Coprésentation à Montréal : Espace GO / Festival de théâtre des Amériques

2 au 5 juin à l’Espace GO (Montréal)
Également présenté du 11 au 14 mai au Théâtre français du Centre national des Arts (Ottawa)

Photos © Vincent Pontet / Agence Enguerand, Franck Beloncle.

 

par David Lefebvre

Preuves d'inhumanité

L'auteur anglais Edward Bond est un homme qui, selon lui, n'a jamais été vraiment compris en Angleterre. Après avoir vu ses textes montés par des européens dans d'autres langues, il est subjugué. Il se sent alors mieux servi par eux. Ses pièces sont de nature politique, et reflètent le souci du monde.

Après les Pièces de guerre (présentés deux fois en trois ans à Montréal), voici que le FTA nous offre une belle surprise : Si ce n'est toi, de Bond, mis en scène par un grand artisan du théâtre français, Alain Françon, qui est plutôt familier avec le travail de Bond, ayant monté La Compagnie des hommes, la trilogie des Pièces de guerre, Café, Crime du XXIe siècle...

Bond parle beaucoup d'humanité et de l'importance de l'imagination dans le rôle de l'homme. Ce ne serait pas la raison qui fait de nous des humains, dit-il, mais l'imagination. Sans être prédicateur, il nous amène, par des prises de position radicales, sur des chemins d'avenirs possibles si la société ne change pas. Comment demeurer humain dans un tel monde? Quelles sont nos responsabilités? Qu'est-ce que la normalité dans des situations précises? Quelle est la vraie justice?

Si ce n'est toi joue sur plusieurs registres : tragédie, comédie, farce, mélodrame. Françon a le génie et le talent de faire cohabiter ses styles avec naturel et simplicité, comme si l'un amenait sans le moindre doute à l'autre.

Nous sommes le 18 juillet 2077. La société est devenue totalitaire, gérant la vie et disant à ses citoyens de n'avoir que le strict nécessaire comme meubles, vêtements, nourriture. Dans un appartement donc peu meublé, un homme et une femme habitent ensemble. Celle-ci, depuis des semaines, entend cogner à la porte, mais elle n'y trouve personne quand elle ouvre. De l'autre côté, l'homme est terriblement autoritaire. Il est en contrôle, il semble incarner la force, la puissance et une certaine violence. Puis un jour, un inconnu arrive, avec son sac, et déclare qu'il est le frère de la femme. Elle, qui ne se souvient de rien, réfute ses allégations, même si une photo prouve le contraire. La photo est déchirée, mais le souvenir reste, même s'il est interdit. L'inconnu, fatigué d'une très longue marche pour échapper à son coin de pays aux symptômes suicidaires, s'assoit sur la chaise de la femme, ce qui déclenche ce qu'on peut appeler "l'incontrôlable". Matérialistes au maximum, le couple s'engueule. Quiproquos, gestes frôlant le grotesque, le huis clos éclate. L'inconnu a déclenché chez eux quelque chose qui dormait sous l'autorité sociétale, sous la normalité, quelque chose alors d'irréversible. La jeune femme s'enfuit, voit les ruines de la ville et celles de sa vie... ces ruines que l'homme ne voit pas, égoïste et parano, qui ne pense qu'à sa situation.
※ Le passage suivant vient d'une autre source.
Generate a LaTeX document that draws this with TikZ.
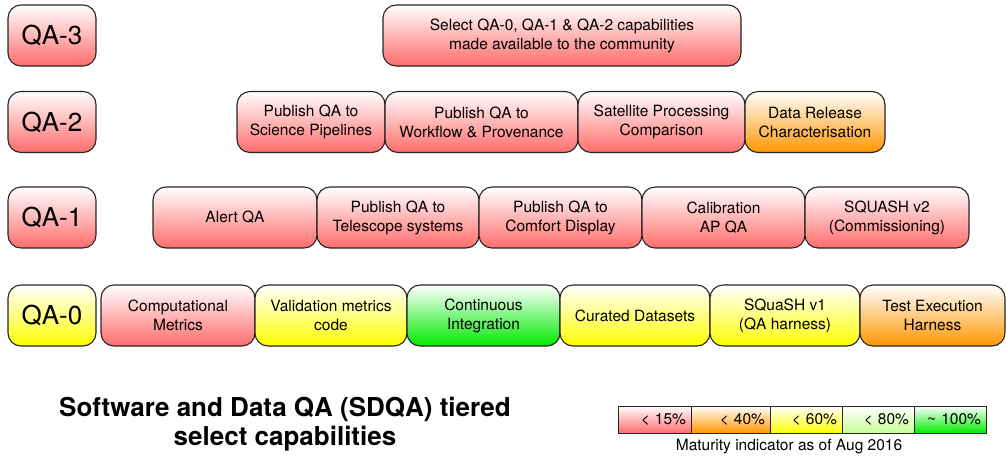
\documentclass[tikz,border=0pt]{standalone}
\usepackage{fontspec}
\setmainfont{TeX Gyre Heros}
\usepackage{tikz}
\usetikzlibrary{positioning}
\definecolor{matred}{RGB}{255,108,108}
\definecolor{matorange}{RGB}{255,150,0}
\definecolor{matyellow}{RGB}{255,255,0}
\definecolor{matlime}{RGB}{200,255,150}
\definecolor{matgreen}{RGB}{0,235,0}
\tikzstyle{capbox}  =
[
	draw=black!85,line width=1.1pt,rounded corners=13pt,outer sep=0pt,
	align=center,inner sep=2pt,minimum height=61pt,
	font=\fontsize{15.5}{19}\selectfont
]
\tikzstyle{tierbox} =
[
	capbox,minimum width=88pt,
	font=\fontsize{26}{30}\selectfont
]
\tikzstyle{legcell} =
[
	draw=black!85,line width=0.9pt,outer sep=0pt,
	align=right,inner xsep=5pt,inner ysep=0pt,minimum height=27pt,
	font=\fontsize{15.5}{19}\selectfont
]
\tikzstyle{redfill}    = [top color=white, bottom color=matred]
\tikzstyle{orangefill} = [top color=white, bottom color=matorange]
\tikzstyle{yellowfill} = [top color=white, bottom color=matyellow]
\tikzstyle{limefill}   = [top color=white, bottom color=matlime]
\tikzstyle{greenfill}  = [top color=white, bottom color=matgreen]

\begin{document}
\begin{tikzpicture}[x=1pt,y=-1pt,node distance=0pt]
\useasboundingbox (0,0) rectangle (1006,459);

% tier labels
\node[tierbox, redfill]    (qa3) at (52,35.5)  {QA-3};
\node[tierbox, redfill]    (qa2) at (52,122)   {QA-2};
\node[tierbox, redfill]    (qa1) at (52,217.5) {QA-1};
\node[tierbox, yellowfill] (qa0) at (52,315.5) {QA-0};

% QA-3
\node[capbox, redfill, minimum width=358pt, anchor=west] (sel) at (383,35.5) {Select QA-0, QA-1 \& QA-2 capabilities\\made available to the community};

% QA-2
\node[capbox, redfill, minimum width=148pt, anchor=west] (pubsci) at (237,122) {Publish QA to\\Science Pipelines};
\node[capbox, redfill, minimum width=193pt] (pubwf) [right=of pubsci] {Publish QA to\\Workflow \& Provenance};
\node[capbox, redfill, minimum width=167pt] (satproc) [right=of pubwf] {Satellite Processing\\Comparison};
\node[capbox, orangefill, minimum width=140pt] (drchar) [right=of satproc] {Data Release\\Characterisation};

% QA-1
\node[capbox, redfill, minimum width=164pt, anchor=west] (alert) at (153,217.5) {Alert QA};
\node[capbox, redfill, minimum width=162pt] (pubtel) [right=of alert] {Publish QA to\\Telescope systems};
\node[capbox, redfill, minimum width=163pt] (pubcomf) [right=of pubtel] {Publish QA to\\Comfort Display};
\node[capbox, redfill, minimum width=163pt] (calib) [right=of pubcomf] {Calibration\\AP QA};
\node[capbox, redfill, minimum width=164pt] (squashb) [right=of calib] {SQUASH v2\\(Commissioning)};

% QA-0
\node[capbox, redfill, minimum width=154pt, anchor=west] (compmet) at (101,315.5) {Computational\\Metrics};
\node[capbox, yellowfill, minimum width=152pt] (valmet) [right=of compmet] {Validation metrics\\code};
\node[capbox, greenfill, minimum width=153pt] (ci) [right=of valmet] {Continuous\\Integration};
\node[capbox, yellowfill, minimum width=150pt] (curated) [right=of ci] {Curated Datasets};
\node[capbox, yellowfill, minimum width=150pt] (squasha) [right=of curated] {SQuaSH v1\\(QA harness)};
\node[capbox, orangefill, minimum width=145pt] (testexec) [right=of squasha] {Test Execution\\Harness};

% title
\node[align=center, font=\bfseries\fontsize{26}{29}\selectfont] (title) at (285,424) {Software and Data QA (SDQA) tiered\\select capabilities};

% maturity legend
\node[legcell, redfill, text width=63pt, anchor=west] (l15) at (618,419.5) {< 15\%};
\node[legcell, orangefill, text width=69pt] (l40) [right=of l15] {< 40\%};
\node[legcell, yellowfill, text width=62pt] (l60) [right=of l40] {< 60\%};
\node[legcell, limefill, text width=62pt] (l80) [right=of l60] {< 80\%};
\node[legcell, greenfill, text width=62pt] (l100) [right=of l80] {\textasciitilde\ 100\%};
\node[font=\fontsize{15.5}{19}\selectfont] (matcap) at (789,447) {Maturity indicator as of Aug 2016};

\end{tikzpicture}
\end{document}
Le passé aboli, personne jusqu'ici ne s'interrogeait sur le pourquoi des choses. Sans faire un Orwell de lui, Bond se rapproche de quelques propos, entre autres, soulevés dans le roman 1984. Les réactions à de nouvelles situations, cette société autoritaire, le peu de bien que les gens possèdent... L'imagination du spectateur est relativement libre d'inventer sa petite histoire sur ces personnages, de croire ce qui est vrai ou faux. Les comédiens nous offrent une grande performance : Luc-Antoine Diquéro (l'homme autoritaire) m'a particulièrement impressionné, tout comme Dominique Valadié. La bande son gronde d'inquiétude. Les silences sont très bien utilisés, la prose est intéressante, bien traduite et l'on reste accroché au récit jusqu'au dénouement final.

Proposant quelques moments comiques, d'autres beaucoup plus tragiques, ces scènes s'emboîtent ensemble avec une perfection attendue et créent un événement fort plaisant à voir et revoir, pour le plaisir d'attraper tous les indices de cet oeuvre en forme d'avertissement d'Edward Bond.